Submerged fragments from various European composers appear in flashes. The melodic final movement, "Can This Be Man: Treblinka," sets an anonymous tune in vivid contrast with its title, referencing the death-camp near Warsaw.
Conductor David Stahl pulled all of these sprawling musical images together in a seamless collage. Kerr demonstrated an acute sensitivity to these horrific visions and the almost unbearable theme of the work.
William Furtwangler Can This Be Man?
A Music Drama for Violin and Orchestra
The Charleston Symphony Orchestra concocted a curious program for the return of violinist Alexander Kerr who was once Concertmaster here and since has become Concertmaster of the Concertgebouw Orchestra in Amsterdam. Mr. Kerr's prime effort went into "Can This Be Man? - A Music Drama for Violin and Orchestra" by Frank Proto.
"Can This Be Man?" involves the Holocaust and composer Proto's reactions to material detailing that horrific event. The title comes from Primo Levi's memoirs of German concentration camps. Proto's contribution to Holocaust-inspired art is a violin concerto in the standard three movements but with the addition of a shorter final movement serving as a kind of eulogy to the gloom and violence of what has gone before.

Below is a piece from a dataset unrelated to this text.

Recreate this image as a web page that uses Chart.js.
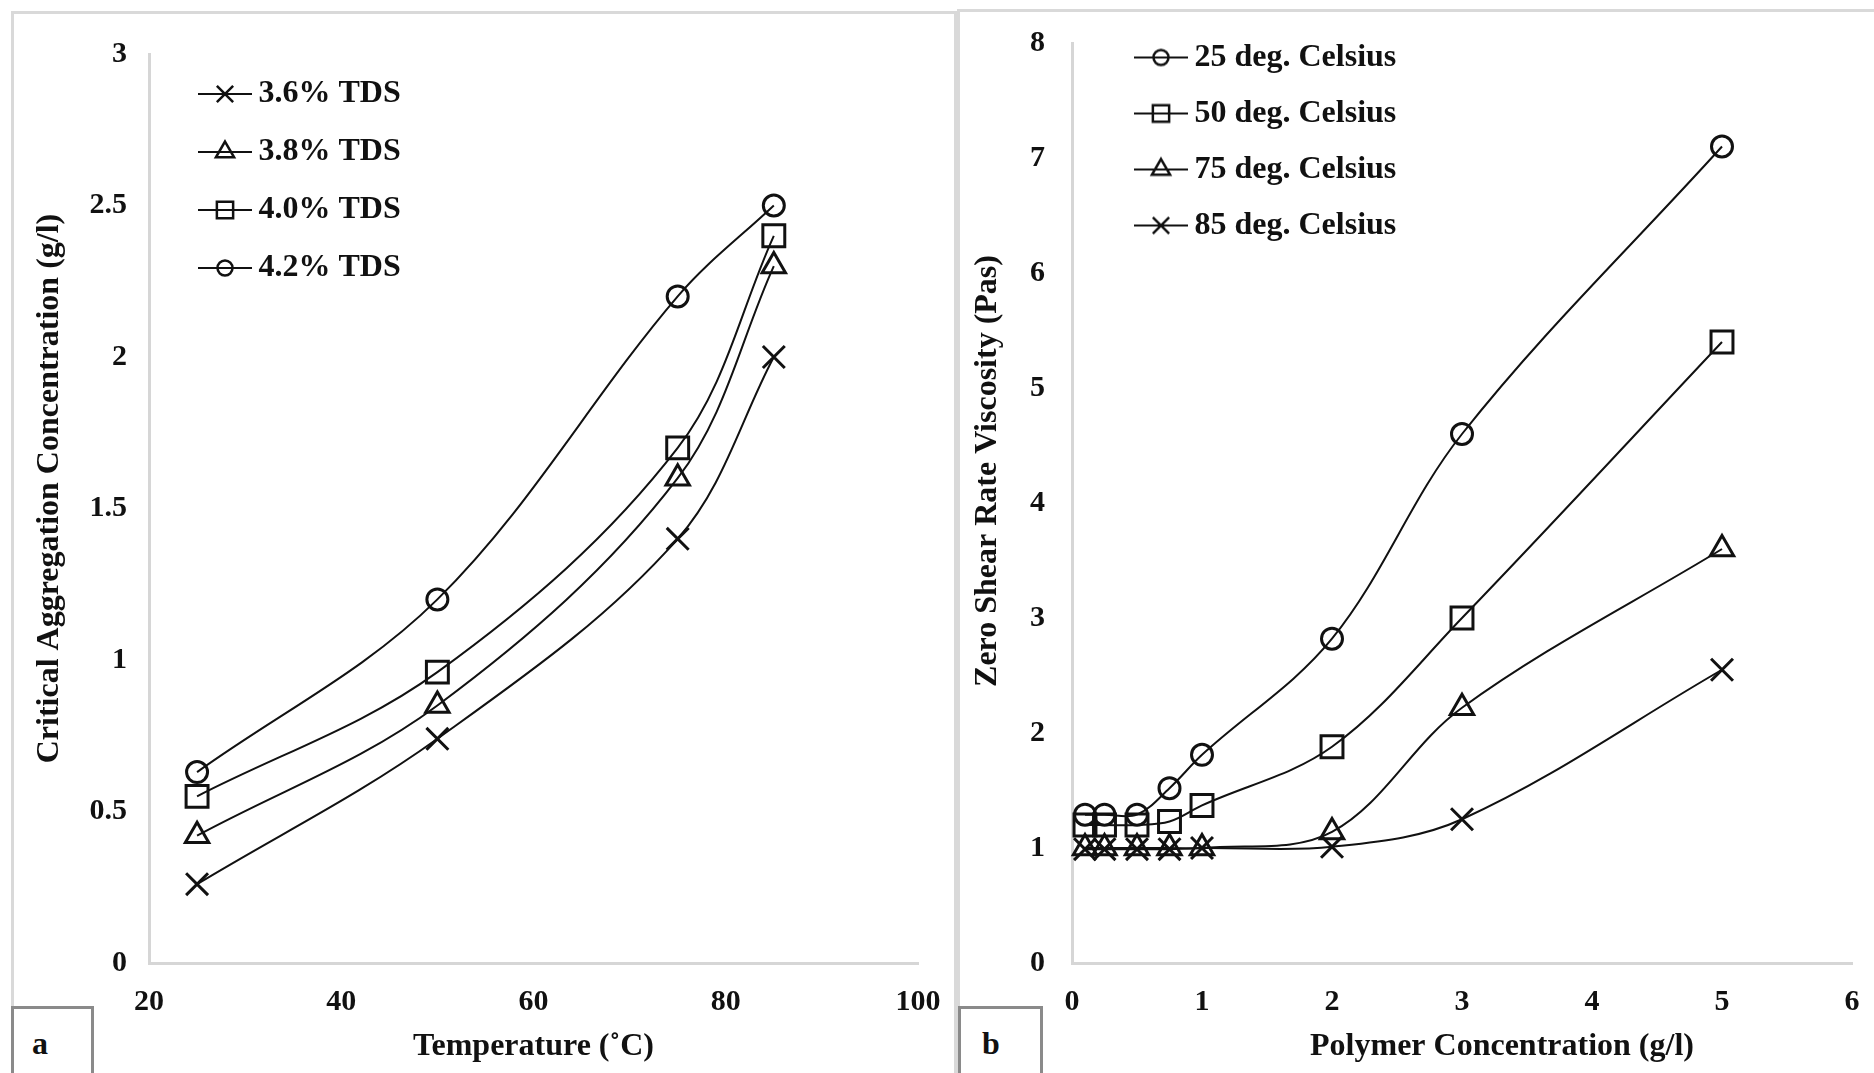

Proto clearly sees his violin soloist as a particular man opposed to forces out to crush him. There is a sense of struggle against hopeless odds, most remarkably near the end of the first movement when the musicians of the orchestra suddenly rise and rattle maracas until the uproar overwhelms the desperately fiddling soloist. Elsewhere in the work are echoes of Jewish folk tunes, used dramatically and ironically, a la Shostakovich.
"Can This Be Man?" was impressive and dramatic. It didn't much move me, but it certainly scared me, which seems what Proto had in mind. But I suspect this is not a work to be understood at one hearing. It needs more. Let's hope it gets that.